Labor Secretary Alexander Acosta sat before a House Appropriations subcommittee during a budget hearing on Wednesday and suggested that the previous administration may not have considered the concerns raised during the rulemaking process for the Department of Labor’s fiduciary rule.
Acosta also disclosed that the DOL posted a request for information to the Office of Management and Budget website relating to the fiduciary rule and its prohibited transaction exemptions. The request for information, which has not yet been published, is the first step in the review that was directed by President Trump earlier this year.
“Just this morning on the OMB website a request for information went public asking industry and consumers a number of questions about the rule, about how the rule is being implemented, about the impacts the rule has, and that is the first step in this administration’s review of that rule,” said Secretary Acosta. “We need that information and we need that data in order to decide how to proceed.”
Rep. Stephen Womack (R-AR) questioned Secretary Acosta on concerns surrounding the fiduciary rule, including inhibiting job growth, job creation, and the impacts on the younger generation that are in the early stages of saving for their retirement.
“Is it not obvious that this is going to limit their options,” said Rep. Womack. “Does it have some far-reaching effects that would be counterproductive particularly to the younger generation’s saving opportunities?”
Acosta carefully remarked that those same concerns were voiced during the Obama administration.
“Those concerns were voiced in the original rulemaking process, and the prior administration decided that those concerns were outweighed by what the prior administration wanted to do,” said Acosta.
He added, “At this point, the administrative procedures act and administrative law prohibits me from pre-judging the rule, so I will acknowledge those concerns, but we need the data to substantiate those concerns because the decisions have to be based on the record or else it becomes pre-judgement. Those concerns certainly surfaced the first time around and unfortunately they were not heard – and that’s what happens.”

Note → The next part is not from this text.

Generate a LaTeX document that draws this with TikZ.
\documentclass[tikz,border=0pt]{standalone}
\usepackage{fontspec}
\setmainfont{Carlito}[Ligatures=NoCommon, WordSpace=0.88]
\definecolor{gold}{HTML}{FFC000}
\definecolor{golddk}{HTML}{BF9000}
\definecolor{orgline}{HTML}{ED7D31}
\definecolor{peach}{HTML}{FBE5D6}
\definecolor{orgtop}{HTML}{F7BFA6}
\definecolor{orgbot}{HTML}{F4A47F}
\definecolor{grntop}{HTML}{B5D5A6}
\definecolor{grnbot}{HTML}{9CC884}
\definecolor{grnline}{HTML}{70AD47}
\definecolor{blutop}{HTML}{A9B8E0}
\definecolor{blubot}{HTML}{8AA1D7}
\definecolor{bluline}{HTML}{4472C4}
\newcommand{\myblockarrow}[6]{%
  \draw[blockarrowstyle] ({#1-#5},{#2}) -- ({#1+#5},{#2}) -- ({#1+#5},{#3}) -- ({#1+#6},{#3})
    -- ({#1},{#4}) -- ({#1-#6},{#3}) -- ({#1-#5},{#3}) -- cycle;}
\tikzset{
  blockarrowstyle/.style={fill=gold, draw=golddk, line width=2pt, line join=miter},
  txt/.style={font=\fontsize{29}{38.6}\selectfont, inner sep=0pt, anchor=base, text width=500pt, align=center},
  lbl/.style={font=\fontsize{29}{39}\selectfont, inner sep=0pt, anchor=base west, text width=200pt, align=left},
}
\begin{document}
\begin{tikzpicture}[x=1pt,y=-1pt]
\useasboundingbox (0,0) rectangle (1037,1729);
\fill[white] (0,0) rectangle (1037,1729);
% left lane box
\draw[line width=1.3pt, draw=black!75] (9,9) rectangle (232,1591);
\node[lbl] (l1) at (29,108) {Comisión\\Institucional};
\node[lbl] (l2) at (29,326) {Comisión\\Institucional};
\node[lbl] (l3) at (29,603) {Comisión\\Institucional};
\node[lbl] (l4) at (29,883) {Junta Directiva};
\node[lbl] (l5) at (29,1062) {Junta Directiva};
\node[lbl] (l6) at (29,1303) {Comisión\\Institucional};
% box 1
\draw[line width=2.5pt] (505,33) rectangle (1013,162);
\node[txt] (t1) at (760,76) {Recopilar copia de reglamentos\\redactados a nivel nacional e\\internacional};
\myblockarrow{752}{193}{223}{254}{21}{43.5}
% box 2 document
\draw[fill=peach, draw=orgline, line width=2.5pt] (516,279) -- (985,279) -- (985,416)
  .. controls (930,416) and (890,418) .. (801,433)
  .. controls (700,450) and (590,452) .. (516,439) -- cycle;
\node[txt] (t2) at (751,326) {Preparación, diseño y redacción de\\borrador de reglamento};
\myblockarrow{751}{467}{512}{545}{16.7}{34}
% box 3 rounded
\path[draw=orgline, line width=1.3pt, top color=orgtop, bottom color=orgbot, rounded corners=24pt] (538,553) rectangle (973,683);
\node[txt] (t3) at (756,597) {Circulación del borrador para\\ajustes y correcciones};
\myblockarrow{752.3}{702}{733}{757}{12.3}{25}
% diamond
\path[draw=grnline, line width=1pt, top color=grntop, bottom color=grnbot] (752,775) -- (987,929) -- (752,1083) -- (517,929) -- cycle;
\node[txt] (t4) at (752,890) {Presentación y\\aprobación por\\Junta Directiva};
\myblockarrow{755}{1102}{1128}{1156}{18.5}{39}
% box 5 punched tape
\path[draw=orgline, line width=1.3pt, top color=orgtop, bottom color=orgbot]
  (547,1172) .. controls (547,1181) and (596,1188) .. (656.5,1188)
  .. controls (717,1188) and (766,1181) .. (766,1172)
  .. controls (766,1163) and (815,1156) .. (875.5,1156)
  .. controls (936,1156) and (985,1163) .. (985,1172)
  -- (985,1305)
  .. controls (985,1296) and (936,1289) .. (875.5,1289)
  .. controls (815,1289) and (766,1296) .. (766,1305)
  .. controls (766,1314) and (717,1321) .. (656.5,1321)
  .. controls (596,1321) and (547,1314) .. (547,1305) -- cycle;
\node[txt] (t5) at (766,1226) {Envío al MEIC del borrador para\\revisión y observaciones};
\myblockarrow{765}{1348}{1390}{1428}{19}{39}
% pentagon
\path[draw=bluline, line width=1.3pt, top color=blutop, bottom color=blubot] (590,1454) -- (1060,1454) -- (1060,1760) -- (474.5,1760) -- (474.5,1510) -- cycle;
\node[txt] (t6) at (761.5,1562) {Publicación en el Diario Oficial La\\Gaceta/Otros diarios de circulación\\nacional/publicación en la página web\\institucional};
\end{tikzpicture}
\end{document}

“I hope they are heard in the next review,” said Rep. Womack.
The fiduciary rule will become applicable on June 9th while the DOL seeks additional public comment on the regulation that intends to eliminate conflicts of interest as it pertains to retirement investment advice. According to the DOL fiduciary rule, all who provide retirement investment advice to plans, plan fiduciaries and IRAs are required to abide by a “fiduciary” standard.
Last week, SEC chairman Jay Clayton issued a request for public comment on standards of conduct for investment advisers and broker-dealers that provide investment advice to retail investors.